Last spring, the 6th Circuit Court of Appeals ruled that when power plant owners compare actual emissions to projected future actual emissions for the purpose of determining whether a project is subject to the Clean Air Act’s NSR provisions, EPA may bring an enforcement action if the operator does not “make projections according to the requirements for such projections contained in the regulations.” At the same time, however, the 6th Circuit made clear that EPA may not “second-guess” the proponent’s projections and that the regulatory scheme does not anticipate “prior approval” by EPA.
On Monday, we learned at least what the District Court on remand made of the balancing act dictated by the Court of Appeals. In United States v. DTE Energy, Judge Friedman allowed DTE Energy’s motion for summary judgment. To Judge Friedman, the language quoted above:
does not mean that EPA possesses unfettered authority to challenge the methodology and factual assumptions defendants’ used to predict their post-project emissions. The Sixth Circuit merely requires that, “at a basic level,” the source operator “has to make projections according to the requirements for such projections contained in the regulations…. EPA is only entitled to conduct a surface review of a source operator’s preconstruction projections to determine whether they comport with the letter of the law. Anything beyond this cursory examination would allow EPA to “second-guess” a source operator’s calculations; an avenue which the Sixth Circuit explicitly foreclosed to regulators.

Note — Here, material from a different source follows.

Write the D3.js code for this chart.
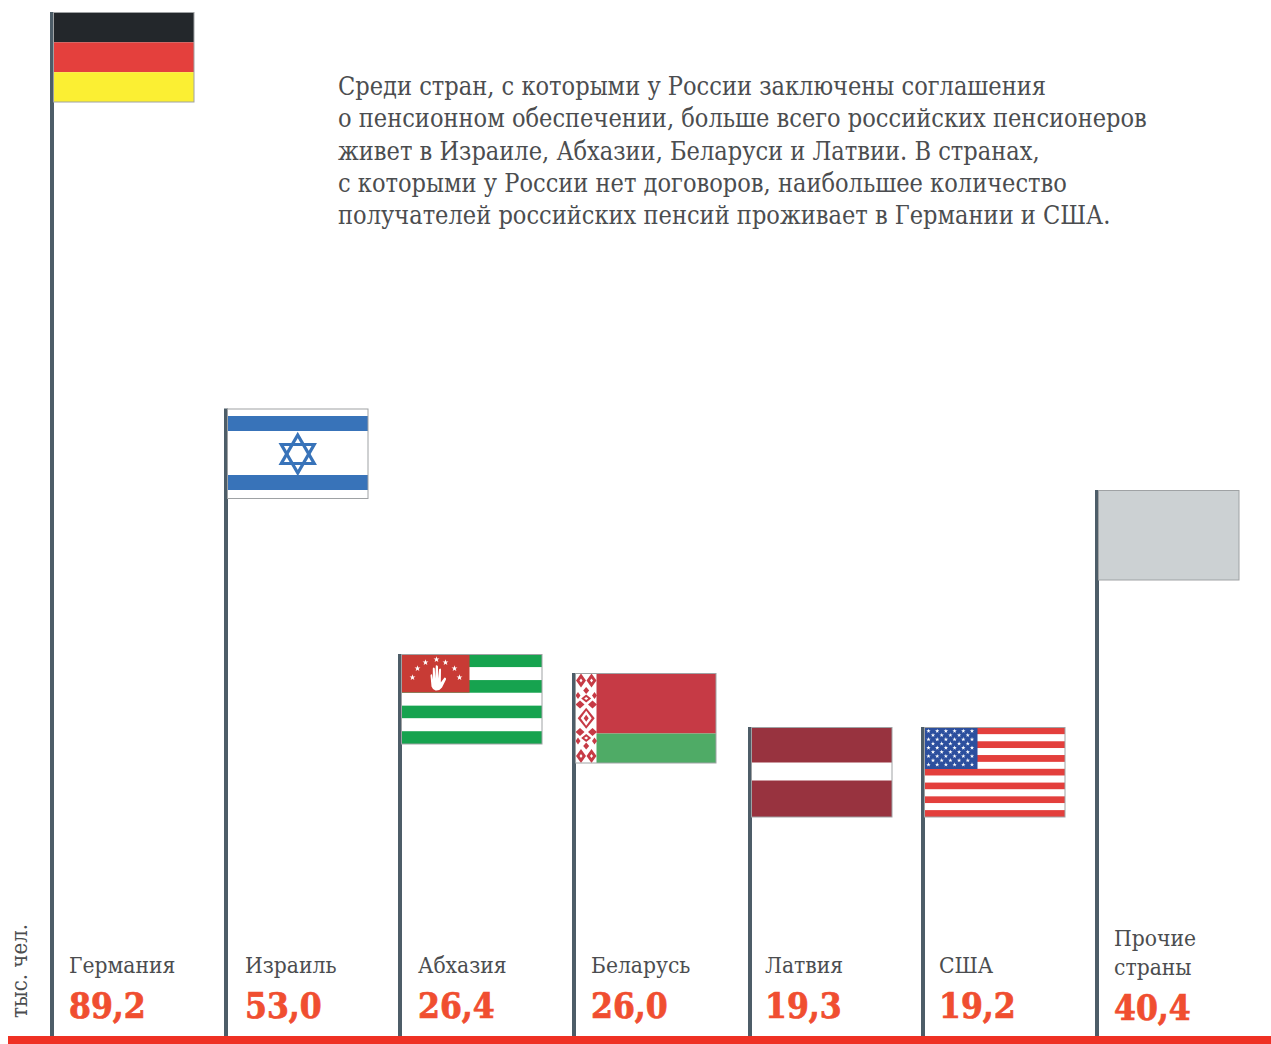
<!DOCTYPE html>
<html lang="ru">
<head>
<meta charset="utf-8">
<title>Российские пенсионеры за рубежом</title>
<script src="https://cdnjs.cloudflare.com/ajax/libs/d3/7.8.5/d3.min.js"></script>
<style>
  html, body { margin: 0; padding: 0; background: #fff; }
  svg { display: block; }
  .txt { font-family: "DejaVu Serif", serif; font-stretch: condensed; fill: #4b4d4f; }
  .val { font-family: "DejaVu Serif", serif; font-stretch: condensed; font-weight: 700; fill: #f04e30; stroke: #f04e30; stroke-width: 0.7px; font-size: 35px; }
</style>
</head>
<body>
<svg id="chart" width="1271" height="1044"></svg>
<script>
const categories = ['Германия', 'Израиль', 'Абхазия', 'Беларусь', 'Латвия', 'США', 'Прочие страны'];
const values = [89.2, 53.0, 26.4, 26.0, 19.3, 19.2, 40.4];
const valueLabels = ['89,2', '53,0', '26,4', '26,0', '19,3', '19,2', '40,4'];
const flagKeys = ['de', 'il', 'ab', 'by', 'lv', 'us', 'other'];
const unitLabel = 'тыс. чел.';
const introLines = [
  'Среди стран, с которыми у России заключены соглашения',
  'о пенсионном обеспечении, больше всего российских пенсионеров',
  'живет в Израиле, Абхазии, Беларуси и Латвии. В странах,',
  'с которыми у России нет договоров, наибольшее количество',
  'получателей российских пенсий проживает в Германии и США.'
];

const width = 1271, height = 1044;
const baseY = 1036;
const poleW = 4, flagW = 140.5, flagH = 89.5;

const svg = d3.select('#chart');

// the poles in the original are not strictly proportional, so the scale is piecewise
const y = d3.scaleLinear()
  .domain([0, 19.2, 19.3, 26.0, 26.4, 40.4, 53.0, 89.2])
  .range([baseY, 727, 727, 673, 654, 490, 408.5, 12]);

// pole spacing is slightly uneven in the original too
const x = d3.scaleOrdinal()
  .domain(categories)
  .range([52, 226, 400, 574, 750, 923, 1097]);

const labelX = d3.scaleOrdinal()
  .domain(categories)
  .range([69, 245, 418, 591, 765, 939, 1114]);

// intro text
svg.append('g').selectAll('text')
  .data(introLines)
  .enter().append('text')
  .attr('class', 'txt')
  .attr('x', 338)
  .attr('y', (d, i) => 95 + i * 32.3)
  .style('font-size', '25.1px')
  .text(d => d);

// unit
svg.append('text')
  .attr('class', 'txt')
  .attr('transform', 'translate(27,1018) rotate(-90)')
  .style('font-size', '22px')
  .text(unitLabel);

// poles
svg.append('g').selectAll('rect')
  .data(categories)
  .enter().append('rect')
  .attr('x', d => x(d) - poleW / 2)
  .attr('y', (d, i) => y(values[i]))
  .attr('width', poleW)
  .attr('height', (d, i) => baseY - y(values[i]))
  .attr('fill', '#4d5d68');

// baseline
svg.append('rect')
  .attr('x', 8).attr('y', baseY)
  .attr('width', width - 8).attr('height', height - baseY)
  .attr('fill', '#ef3124');

function stripes(g, colors) {
  const s = d3.scaleBand().domain(d3.range(colors.length)).range([0, flagH]);
  g.selectAll('rect.stripe')
    .data(colors)
    .enter().append('rect')
    .attr('class', 'stripe')
    .attr('x', 0)
    .attr('y', (d, i) => s(i))
    .attr('width', flagW)
    .attr('height', s.bandwidth())
    .attr('fill', d => d);
}

function diamond(d) {
  return `M${d[0]} ${d[1] - d[3]}L${d[0] + d[2]} ${d[1]}L${d[0]} ${d[1] + d[3]}L${d[0] - d[2]} ${d[1]}Z`;
}

const star = d3.symbol().type(d3.symbolStar);

const flags = {
  de(g) { stripes(g, ['#23272b', '#e4403d', '#fbef33']); },
  il(g) {
    g.append('rect').attr('width', flagW).attr('height', flagH).attr('fill', '#fff');
    g.selectAll('rect.b').data([7, 66]).enter().append('rect')
      .attr('class', 'b').attr('y', d => d).attr('width', flagW).attr('height', 15).attr('fill', '#3873b9');
    const tri = d3.line();
    const cx = flagW / 2, cy = 45, r = 19;
    [-90, 90].forEach(a0 => {
      const pts = [0, 120, 240].map(a => {
        const t = (a + a0) * Math.PI / 180;
        return [cx + r * Math.cos(t), cy + r * Math.sin(t)];
      });
      g.append('path').attr('d', tri(pts) + 'Z').attr('fill', 'none')
        .attr('stroke', '#3873b9').attr('stroke-width', 3.2);
    });
  },
  ab(g) {
    stripes(g, ['#16a34f', '#fff', '#16a34f', '#fff', '#16a34f', '#fff', '#16a34f']);
    g.append('rect').attr('width', 68).attr('height', 38).attr('fill', '#c83b35');
    const arc = [[11, 23], [16, 14], [24, 8], [35, 5], [44, 8], [53, 14], [58, 23]];
    g.selectAll('path.s').data(arc).enter().append('path')
      .attr('class', 's')
      .attr('d', star.size(11))
      .attr('transform', d => `translate(${d[0]},${d[1]})`)
      .attr('fill', '#fff');
    // hand
    g.append('path')
      .attr('d', 'M30 32 L29 21 Q29.5 19 30.5 20 L31.3 25 L31.3 14 Q32 12 33.3 14 L33.8 24 L34.3 11 Q35.5 10 36.5 12 L36.6 24 L37.5 15 Q39 13 39.5 15 L39.3 28 L43 23 Q45 23 44.5 25 L40.5 33 Q38 36.5 34 36 Q31 35 30 32 Z')
      .attr('fill', '#fff');
  },
  by(g) {
    g.append('rect').attr('width', flagW).attr('height', 60).attr('fill', '#c63a45');
    g.append('rect').attr('y', 60).attr('width', flagW).attr('height', flagH - 60).attr('fill', '#4fab66');
    const bw = 21, mid = flagH / 2;
    g.append('rect').attr('width', bw).attr('height', flagH).attr('fill', '#fff');
    // ornament: upper half is listed, lower half is its mirror image
    const red = [[5.5, 7, 5, 7], [16, 7, 5, 7], [10.7, 17, 3, 3.5], [2.5, 22, 2.5, 3.5], [19, 22, 2.5, 3.5],
                 [10.7, 25, 5, 4], [4.5, 31, 4.5, 4], [17, 31, 4.5, 4]];
    const white = [[5.5, 7, 1.5, 2], [16, 7, 1.5, 2], [10.7, 25, 2, 1.5]];
    const mirror = d => [d[0], 2 * mid - d[1], d[2], d[3]];
    const reds = red.concat(red.map(mirror), [[10.7, mid, 8.5, 10.5]]);
    const whites = white.concat(white.map(mirror), [[10.7, mid, 5.5, 7.5]]);
    g.selectAll('path.r').data(reds).enter().append('path')
      .attr('class', 'r').attr('d', diamond).attr('fill', '#c63a45');
    g.selectAll('path.w').data(whites).enter().append('path')
      .attr('class', 'w').attr('d', diamond).attr('fill', '#fff');
    g.append('path').attr('d', diamond([10.7, mid, 2.5, 3.5])).attr('fill', '#c63a45');
  },
  lv(g) {
    g.append('rect').attr('width', flagW).attr('height', flagH).attr('fill', '#98333f');
    g.append('rect').attr('y', 35).attr('width', flagW).attr('height', 18).attr('fill', '#fff');
  },
  us(g) {
    stripes(g, d3.range(13).map(i => i % 2 ? '#fff' : '#e33f3c'));
    g.append('rect').attr('width', 53).attr('height', 41.5).attr('fill', '#2c4f9e');
    const pts = [];
    d3.range(9).forEach(r => {
      const n = r % 2 ? 5 : 6;
      d3.range(n).forEach(c => pts.push([ (r % 2 ? 8.5 : 4) + c * 8.7, 3.5 + r * 4.2 ]));
    });
    g.selectAll('path.s').data(pts).enter().append('path')
      .attr('class', 's')
      .attr('d', star.size(6))
      .attr('transform', d => `translate(${d[0]},${d[1]})`)
      .attr('fill', '#fff');
  },
  other(g) {
    g.append('rect').attr('width', flagW).attr('height', flagH).attr('fill', '#ccd1d3');
  }
};

const flag = svg.append('g').selectAll('g')
  .data(categories)
  .enter().append('g')
  .attr('transform', (d, i) => `translate(${x(d) + 1.5},${y(values[i]) + 0.5})`);

flag.each(function (d, i) {
  const g = d3.select(this);
  flags[flagKeys[i]](g);
  g.append('rect')
    .attr('width', flagW).attr('height', flagH)
    .attr('fill', 'none').attr('stroke', '#9fa2a4').attr('stroke-width', 1);
});

// category names + values
const labels = svg.append('g').selectAll('g')
  .data(categories)
  .enter().append('g')
  .attr('transform', d => `translate(${labelX(d)},0)`);

labels.each(function (d, i) {
  const g = d3.select(this);
  const parts = d === 'Прочие страны' ? d.split(' ') : [d];
  g.selectAll('text.name').data(parts).enter().append('text')
    .attr('class', 'name txt')
    .attr('y', (p, j) => parts.length > 1 ? 946 + j * 29 : 973)
    .style('font-size', '22.6px')
    .text(p => p);
  g.append('text')
    .attr('class', 'val')
    .attr('y', parts.length > 1 ? 1020 : 1018)
    .text(valueLabels[i]);
});
</script>
</body>
</html>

Here, EPA questioned DTE Energy’s application of the demand growth exemption. The Court concluded that this was precisely the kind of “second-guessing” not authorized by the 6th Circuit. In short, EPA may not question operators’ substantive projections. Instead, EPA may only review the projections to ensure that they were performed in compliance with the procedural requirements of the Act.
The Court also noted (as had the dissent in the 6th Circuit) that DTE Energy had post-completion data demonstrating that emissions did not increase. In other words, DTE Energy made projections, EPA made different projections, and the evidence demonstrated that it was DTE Energy, not EPA, which made the accurate projections. And EPA still wanted to take enforcement action against DTE Energy because DTE Energy’s (accurate) projections somehow violated the Act? I’m glad I did not have to make that case.
To close on a completely self-serving note, I’ll point out that I pretty much called this one after the 6th Circuit decision was issued. As I said then:
I don’t actually see this case as seriously jeopardizing facility operators. They still get to make the projections. In a case such as this one, they have no obligation to obtain regulatory approval of the projection prior to construction. They may also demonstrate, following construction, that one year of actual data confirms the absence of a significant increase.